Currently, Microsoft Windows requires a little endian processor, which
means that in a multiple byte entity the first byte is the least
significant, and significance increases in successive bytes. This explains
why the Unicode character "A" is represented internally as the following:
-------------------
| 65 | 0 |
-------------------
byte 0 byte 1
The AscB and ChrB functions can be used to replicate what used to be
accomplished by the Asc and Chr functions, because these functions allow
the manipulation of single byte quantities. If you would like a four-byte
string that has the binary values of 65, 66, 67, and 68 consecutively then
using the Chr function will not work. You must instead use the ChrB
function. For example:
stringvar = ChrB(65) & ChrB(66) & ChrB(67) & ChrB(68)
Alternatively, you can use the ability to create arrays of the new byte
data type and manipulate your binary data that way.
Listed below is an explanation of the results of some simple uses of these
functions to further clarify this information.
Print Asc(Chr(255)) --> "255"
Nothing new here, except that the Chr function is returning a Unicode
character that occupies two bytes instead of a one-byte ANSI character.
Print Asc(ChrB(255)) --> 5 - Invalid procedure call.
This usage returns an error because the Asc function always expects at
least a two-byte parameter and the ChrB function is only returning a single
byte.
Print Asc(Chr(256)) --> 5 - Invalid procedure call.
Although the Chr function returns a two-byte Unicode character, it still
only takes numbers between 0 and 255 for its argument (note that on a DBCS
enabled system, Asc/Chr handle two-byte DBCS characters, converting them to
and from Unicode). Using the ChrW function allows access to the full 65,536
Unicode character locations.
Print AscW(ChrW(256)) --> "256"
This is the new version of the first statement in this section.
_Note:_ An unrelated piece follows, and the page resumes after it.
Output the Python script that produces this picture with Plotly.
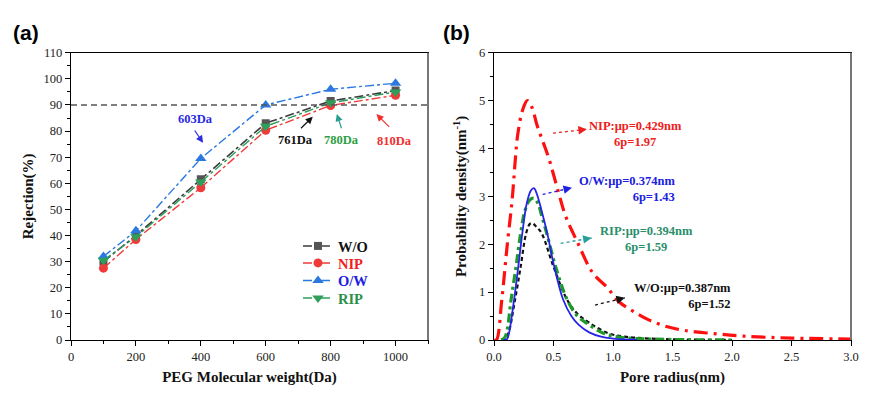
import plotly.graph_objects as go

# ---------------- data: panel (a) ----------------
peg_mw = [100, 200, 400, 600, 800, 1000]
rej_wo = [30.0, 40.0, 61.5, 83.0, 91.5, 95.5]
rej_nip = [27.5, 38.5, 58.3, 80.3, 89.8, 93.7]
rej_ow = [32.0, 41.8, 69.5, 90.0, 96.0, 98.3]
rej_rip = [30.5, 39.5, 60.5, 81.8, 90.8, 95.0]
mwco_level = 90

# ---------------- data: panel (b) ----------------
nip_r = [0.0, 0.02, 0.065, 0.107, 0.155, 0.18, 0.2, 0.24, 0.28, 0.32, 0.36, 0.41, 0.46, 0.54, 0.6,
         0.7, 0.83, 0.95, 1.05, 1.17, 1.3, 1.45, 1.6, 1.82, 2.1, 2.5, 3.0]
nip_p = [0.0, 0.0, 0.83, 1.88, 3.0, 3.8, 4.3, 4.8, 5.0, 4.85, 4.5, 4.15, 3.8, 3.1, 2.6,
         2.05, 1.4, 1.1, 0.8, 0.6, 0.42, 0.28, 0.2, 0.14, 0.08, 0.04, 0.02]

ow_r = [0.08, 0.11, 0.126, 0.168, 0.204, 0.238, 0.275, 0.31, 0.335, 0.36, 0.40, 0.45, 0.50, 0.58,
        0.65, 0.71, 0.8, 0.9, 1.0, 1.1, 1.2]
ow_p = [0.0, 0.02, 0.14, 0.83, 1.53, 2.23, 2.85, 3.12, 3.17, 3.05, 2.7, 2.2, 1.6, 0.85,
        0.5, 0.32, 0.16, 0.07, 0.03, 0.01, 0.0]

rip_r = [0.06, 0.09, 0.11, 0.143, 0.185, 0.224, 0.26, 0.30, 0.335, 0.37, 0.40, 0.443, 0.518, 0.616,
         0.7, 0.78, 0.92, 1.05, 1.2, 1.5, 2.0]
rip_p = [0.0, 0.05, 0.2, 0.83, 1.53, 2.23, 2.7, 2.92, 2.96, 2.85, 2.6, 2.23, 1.53, 0.835,
         0.5, 0.35, 0.14, 0.06, 0.03, 0.01, 0.0]

wo_r = [0.06, 0.09, 0.12, 0.176, 0.224, 0.27, 0.30, 0.32, 0.35, 0.4, 0.5, 0.616, 0.7, 0.807, 0.96,
        1.1, 1.3, 1.6, 2.0]
wo_p = [0.0, 0.03, 0.14, 0.83, 1.53, 2.23, 2.42, 2.44, 2.38, 2.23, 1.53, 0.835, 0.55, 0.35, 0.14,
        0.07, 0.03, 0.01, 0.0]

# page geometry: the page body adds an 8px offset, so the figure is sized to fit the window
W, H, OFF = 878, 395, 8
FW, FH = W - OFF, H - OFF


def px(p):
    return (p - OFF) / FW


def py(p):
    return 1 - (p - OFF) / FH


SERIF = "Liberation Serif"
C_WO, C_NIP, C_OW, C_RIP = "#3c3c3c", "#f03a3a", "#2a78e0", "#2e9e5a"

fig = go.Figure()

# ---- panel (a) traces (each with its own legend so rows can be placed precisely) ----
series_a = [
    ("W/O", "#111111", rej_wo, C_WO, 1.6, "square", 8, "#555555", "legend"),
    ("NIP", "#f02020", rej_nip, C_NIP, 1.4, "circle", 9, C_NIP, "legend2"),
    ("O/W", "#2020e0", rej_ow, C_OW, 1.4, "triangle-up", 10, C_OW, "legend3"),
    ("RIP", "#2a8f4a", rej_rip, C_RIP, 1.4, "triangle-down", 10, C_RIP, "legend4"),
]
for name, tcol, vals, lcol, lw, sym, ms, mcol, lg in series_a:
    fig.add_trace(go.Scatter(x=peg_mw, y=vals, mode="lines+markers", xaxis="x", yaxis="y",
                             name="<b><span style='color:%s'>%s</span></b>" % (tcol, name), legend=lg,
                             line=dict(color=lcol, width=lw, dash="dashdot"),
                             marker=dict(symbol=sym, size=ms, color=mcol)))

# ---- panel (b) traces ----
fig.add_trace(go.Scatter(x=nip_r, y=nip_p, mode="lines", xaxis="x2", yaxis="y2", showlegend=False,
                         line=dict(color="#ff1010", width=3.2, dash="14px,6px,3px,6px", shape="spline")))
fig.add_trace(go.Scatter(x=wo_r, y=wo_p, mode="lines", xaxis="x2", yaxis="y2", showlegend=False,
                         line=dict(color="#111111", width=2.2, dash="4px,3px", shape="spline")))
fig.add_trace(go.Scatter(x=rip_r, y=rip_p, mode="lines", xaxis="x2", yaxis="y2", showlegend=False,
                         line=dict(color="#1e9a2a", width=3.2, dash="9px,4px,3px,4px", shape="spline")))
fig.add_trace(go.Scatter(x=ow_r, y=ow_p, mode="lines", xaxis="x2", yaxis="y2", showlegend=False,
                         line=dict(color="#2525e8", width=1.8, shape="spline")))

ann = []
shapes = []

# horizontal 90% line
shapes.append(dict(type="line", xref="x domain", yref="y", x0=0, x1=1, y0=mwco_level, y1=mwco_level,
                   line=dict(color="#555555", width=1.4, dash="6px,4px")))

# panel (a) labels with arrows: (text, text colour, arrow colour, text_x, text_y, tail_x, tail_y, head_x, head_y)
a_labels = [
    ("603Da", "#2a2ae0", "#2a2ae0", 384, 84.7, 378, 80.8, 407, 75.5),
    ("761Da", "#111111", "#111111", 693, 76.6, 704, 80.5, 745, 85.5),
    ("780Da", "#2e9e44", "#2a9d8f", 833, 76.6, 835, 80.5, 819, 86.5),
    ("810Da", "#f03030", "#f03030", 998, 76.2, 985, 81.0, 941, 86.5),
]
for t, tc, ac, tx, ty, x0, y0, x1, y1 in a_labels:
    ann.append(dict(xref="x", yref="y", x=tx, y=ty, text="<b>" + t + "</b>", showarrow=False,
                    font=dict(family=SERIF, size=12.5, color=tc)))
    ann.append(dict(xref="x", yref="y", axref="x", ayref="y", x=x1, y=y1, ax=x0, ay=y0, text="",
                    showarrow=True, arrowhead=2, arrowsize=1.2, arrowwidth=1.2, arrowcolor=ac))

# panel (b) labels: (text, colour, align, text_x, text_y, tail, head)
b_labels = [
    ("NIP:μp=0.429nm<br>6p=1.97", "#f02020", "center", 1.19, 4.30, (0.496, 4.32), (0.78, 4.40)),
    ("O/W:μp=0.374nm<br>6p=1.43", "#2020e0", "right", 1.12, 3.16, (0.409, 3.04), (0.655, 3.18)),
    ("RIP:μp=0.394nm<br>6p=1.59", "#2a8f6a", "center", 1.28, 2.10, (0.56, 2.02), (0.82, 2.13)),
    ("W/O:μp=0.387nm<br>6p=1.52", "#111111", "right", 1.58, 0.91, (0.849, 0.73), (1.10, 0.88)),
]
arrow_cols = ["#f02020", "#2020e0", "#2a9d9d", "#111111"]
for (t, c, al, tx, ty, tail, head), acol in zip(b_labels, arrow_cols):
    ann.append(dict(xref="x2", yref="y2", x=tx, y=ty, text="<b>" + t + "</b>", showarrow=False,
                    align=al, font=dict(family=SERIF, size=12.5, color=c)))
    shapes.append(dict(type="line", xref="x2", yref="y2", x0=tail[0], y0=tail[1], x1=head[0], y1=head[1],
                       line=dict(color=acol, width=1.3, dash="dot")))
    dx = head[0] - tail[0]
    dy = head[1] - tail[1]
    ann.append(dict(xref="x2", yref="y2", axref="x2", ayref="y2", x=head[0], y=head[1],
                    ax=head[0] - dx * 0.15, ay=head[1] - dy * 0.15, text="", showarrow=True,
                    arrowhead=2, arrowsize=1.3, arrowwidth=1.3, arrowcolor=acol))

# panel titles
for lbl, cx in (("(a)", 26), ("(b)", 457)):
    ann.append(dict(xref="paper", yref="paper", x=px(cx), y=py(33), xanchor="center", yanchor="middle",
                    text="<b>%s</b>" % lbl, showarrow=False,
                    font=dict(family="Liberation Sans", size=21, color="black")))

# right border lines (grey)
for xr, yr in (("x domain", "y domain"), ("x2 domain", "y2 domain")):
    shapes.append(dict(type="line", xref=xr, yref=yr, x0=1, x1=1, y0=0, y1=1,
                       line=dict(color="#777777", width=2)))

tickfont = dict(family=SERIF, size=12.5, color="#222222")
titlefont = dict(family=SERIF, size=15, color="#111111")

ydom = [py(340), py(52.7)]
common_axis = dict(showgrid=False, zeroline=False, showline=True, linecolor="black", linewidth=1.3,
                   mirror=True, ticks="outside", ticklen=5, tickwidth=1.2, tickcolor="black",
                   tickfont=tickfont, automargin=False)

legend_rows = [246, 263, 280.5, 298]
legend_common = dict(xanchor="left", yanchor="middle", bgcolor="rgba(0,0,0,0)",
                     font=dict(family=SERIF, size=14.5, color="black"), itemwidth=30)
legends = {}
for key, row in zip(["legend", "legend2", "legend3", "legend4"], legend_rows):
    legends[key] = dict(x=px(298), y=py(row), **legend_common)

fig.update_layout(
    template="none",
    width=FW, height=FH,
    margin=dict(l=0, r=0, t=0, b=0, autoexpand=False),
    paper_bgcolor="white", plot_bgcolor="white",
    font=dict(family=SERIF),
    xaxis=dict(domain=[px(71), px(428)], range=[0, 1100], tickvals=[0, 200, 400, 600, 800, 1000],
               minor=dict(dtick=100, ticks="outside", ticklen=3, tickcolor="black"),
               title=dict(text="<b>PEG Molecular weight(Da)</b>", font=titlefont, standoff=8),
               anchor="y", **common_axis),
    yaxis=dict(domain=ydom, range=[0, 110], dtick=10,
               minor=dict(dtick=5, ticks="outside", ticklen=3, tickcolor="black"),
               title=dict(text="<b>Rejection(%)</b>", font=titlefont, standoff=6),
               anchor="x", **common_axis),
    xaxis2=dict(domain=[px(494), px(851)], range=[0, 3], dtick=0.5, tickformat=".1f",
                title=dict(text="<b>Pore radius(nm)</b>", font=titlefont, standoff=8),
                anchor="y2", **common_axis),
    yaxis2=dict(domain=ydom, range=[0, 6], dtick=1,
                minor=dict(dtick=0.5, ticks="outside", ticklen=3, tickcolor="black"),
                title=dict(text="<b>Probability density(nm<sup>-1</sup>)</b>", font=titlefont, standoff=8),
                anchor="x2", **common_axis),
    annotations=ann,
    shapes=shapes,
    **legends,
)

fig.write_html("out.html")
The ChrW
function takes a value from 0 to 65,536 and returns that character (on
32-bit systems). The AscW function interprets this two-byte character as a
Unicode character and returns the correct Unicode value for that character.
Print Asc(ChrW(256)) --> "65"
Print Asc(ChrW(5000)) --> "63"
What is happening here is that the ChrW function is being evaluated first.
ChrW(256) is the character "A", and so the function reduces to Asc("A"),
and the Unicode (and ANSI) number for "A" is 65. Because Visual Basic
does not know how to display the character represented by Chr(5000) it just
displays a "?", and as expected, the Unicode and ANSI value for "?" is 63.
Print AscB(Chr(65)) --> "65"
Print AscB(ChrW(256)) --> "0"
Print AscB(ChrW(257)) --> "1"
Print AscB(ChrW(555)) --> "43"
Print AscB(ChrW(65535)) --> "255"
All of these return values can be explained by understanding how each
character is represented internally (see the little-endian reference above)
and by the fact that the AscB function looks only at the first byte of the
character it receives. Visually it looks like the following diagram:
-------------------
Chr(65) | 65 | 0 |
-------------------
Chr(256) | 0 | 1 |
-------------------
Chr(257) | 1 | 1 |
-------------------
Chr(555) | 43 | 1 |
-------------------
Chr(65535)| 255 | 255 |
-------------------
byte 0 byte 1
The AscB function just returns whatever the first byte of the character is.
Print ChrB(65) --> ""
Visual Basic prints nothing for this call to the ChrB function because the
ChrB function is only returning a one-byte string. One byte strings like
this mean nothing to Visual Basic because they do not constitute a valid
Unicode character (or series of characters).
Print ChrB(65) & ChrB(0) --> "A"
In this case, we are concatenating two one-byte strings into a single
two-byte string. Because the resulting bit pattern is the same as the bit
pattern for the Unicode "A", that is what Visual Basic prints.